2014-02-12 Thread Craig Ringer
On 02/13/2014 05:35 AM, Peter Eisentraut wrote:
 On 2/12/14, 4:30 PM, Andres Freund wrote:
 There are cases where one module needs symbols from another directly.
 Would that be affected by this?

 I don't think we have real infrastructure for that yet. Neither from the POV 
 of loading several .so's, nor from a symbol visibility. Afaics we'd need a 
 working definition of PGDLLIMPORT which inverts the declspecs. I think Tom 
 just removed the remnants of that.
 
 It works reasonably well on other platforms.
 
 Of course, we can barely build extension modules on Windows, so maybe
 this is a bit much to ask.  But as long as we're dealing only with
 functions, not variables, it should work without any dllimport dances,
 right?

Don't think so.

If you don't have __declspec(dllexport) or a .DEF file marking something
as exported, it's not part of the DLL interface at all, it's like you
compiled it with gcc using -fvisibility=hidden and didn't give the
symbol __attribute__((visibility (default)) .

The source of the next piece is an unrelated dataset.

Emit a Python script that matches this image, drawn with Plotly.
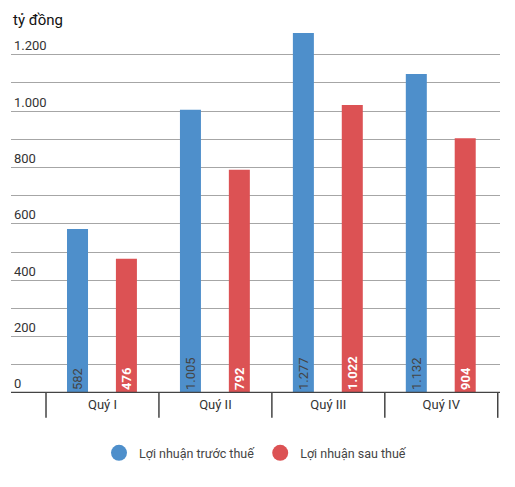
import plotly.graph_objects as go

quarters = ["Quý I", "Quý II", "Quý III", "Quý IV"]
truoc_thue = [582, 1005, 1277, 1132]
sau_thue = [476, 792, 1022, 904]
y_ticks = [0, 200, 400, 600, 800, 1000, 1200]

blue = "#4e8fcb"
red = "#dc5254"
idx = list(range(len(quarters)))

fig = go.Figure()

fig.add_trace(go.Bar(
    x=idx, y=truoc_thue, offset=-0.314, width=0.186,
    marker=dict(color=blue, line=dict(width=0)),
    text=truoc_thue, texttemplate="%{y:,}", textposition="inside",
    insidetextanchor="start", textangle=-90,
    textfont=dict(family="Roboto", size=13, color="#444444"),
    showlegend=False, hoverinfo="skip",
))
fig.add_trace(go.Bar(
    x=idx, y=sau_thue, offset=0.119, width=0.186,
    marker=dict(color=red, line=dict(width=0)),
    text=sau_thue, texttemplate="<b>%{y:,}</b>", textposition="inside",
    insidetextanchor="start", textangle=-90,
    textfont=dict(family="Roboto", size=13, color="white"),
    showlegend=False, hoverinfo="skip",
))

# legend entries with round markers
for name, col in [("Lợi nhuận trước thuế", blue), ("Lợi nhuận sau thuế", red)]:
    fig.add_trace(go.Scatter(
        x=[None], y=[None], mode="markers", name=name,
        marker=dict(symbol="circle", size=16, color=col),
    ))

# baseline and category dividers
fig.add_shape(type="line", xref="paper", yref="y", x0=0, x1=1, y0=0, y1=0,
              line=dict(color="#444444", width=2.5))
for i in range(len(quarters) + 1):
    fig.add_shape(type="line", xref="x", yref="paper", x0=i - 0.5, x1=i - 0.5,
                  y0=0, y1=-0.068, line=dict(color="#444444", width=1.5))

fig.add_annotation(text="tỷ đồng", xref="paper", yref="paper", x=0, y=1.022,
                   xanchor="left", yanchor="middle", showarrow=False,
                   font=dict(family="Roboto", size=15, color="#111111"))

# page body has an 8px margin, so the figure is a bit smaller and shifted
fig.update_layout(
    width=507, height=479,
    margin=dict(l=3, r=15, t=20, b=94, autoexpand=False),
    plot_bgcolor="white", paper_bgcolor="white",
    separators=",.",
    font=dict(family="Roboto", size=13, color="#333333"),
    barmode="overlay",
    xaxis=dict(range=[-0.81, 3.52], tickvals=idx, ticktext=quarters,
               showgrid=False, zeroline=False, showline=False, ticks="",
               automargin=False, ticklabelstandoff=2,
               tickfont=dict(size=13, color="#333333"), fixedrange=True),
    yaxis=dict(range=[0, 1295], tickvals=y_ticks, tickformat=",",
               ticklabelposition="inside top", showgrid=True,
               gridcolor="#a6a6a6", gridwidth=1.2, zeroline=False,
               showline=False, ticks="", automargin=False,
               minor=dict(dtick=100, showgrid=True, gridcolor="#a6a6a6", gridwidth=1.2),
               tickfont=dict(size=13, color="#333333"), fixedrange=True),
    legend=dict(orientation="h", x=0.5, xanchor="center", y=-0.165, yanchor="middle",
                font=dict(size=12.5, color="#444444"), itemwidth=30),
)

fig.write_html("out.html")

If you _do_ have the symbol exported from the DLL, using
__declspec(dllimport) or a generated .DEF file that exposes all
externs, you can link to the symbol.

However, from the reading I've done recently, I'm pretty sure that if
you fail to declare __declspec(dllimport) on the importing side, you
actually land up statically linking to a thunk function that in turn
calls the real function in the DLL. So it works, but at a performance cost.

So you should do the dance. Sorry.

It gets worse, too. Say you want hstore to export a couple of symbols.
Those symbols must be __declspec(dllexport) while everything else in
headers must be __declspec(dllimport). This means you can't just use
PGDLLIMPORT. You must define a HSTOREDLLIMPORT that's
__declspec(dllexport) when compiling hstore and otherwise
__declspec(dllimport). Then set a preprocessor macro like
-DCOMPILING_HSTORE to trigger it.

Even though we're generating .DEF files, I don't think we can avoid
that, because we at minimum need to have the hstore exported symbols
*not* annotated __declspec(dllimport) when compiling hstore, but have
them so annotated when importing the header into anything else.

(Come to think of it, how're we dealing with this in libpq? I wonder if
postgres is linking to libpq using thunk functions?)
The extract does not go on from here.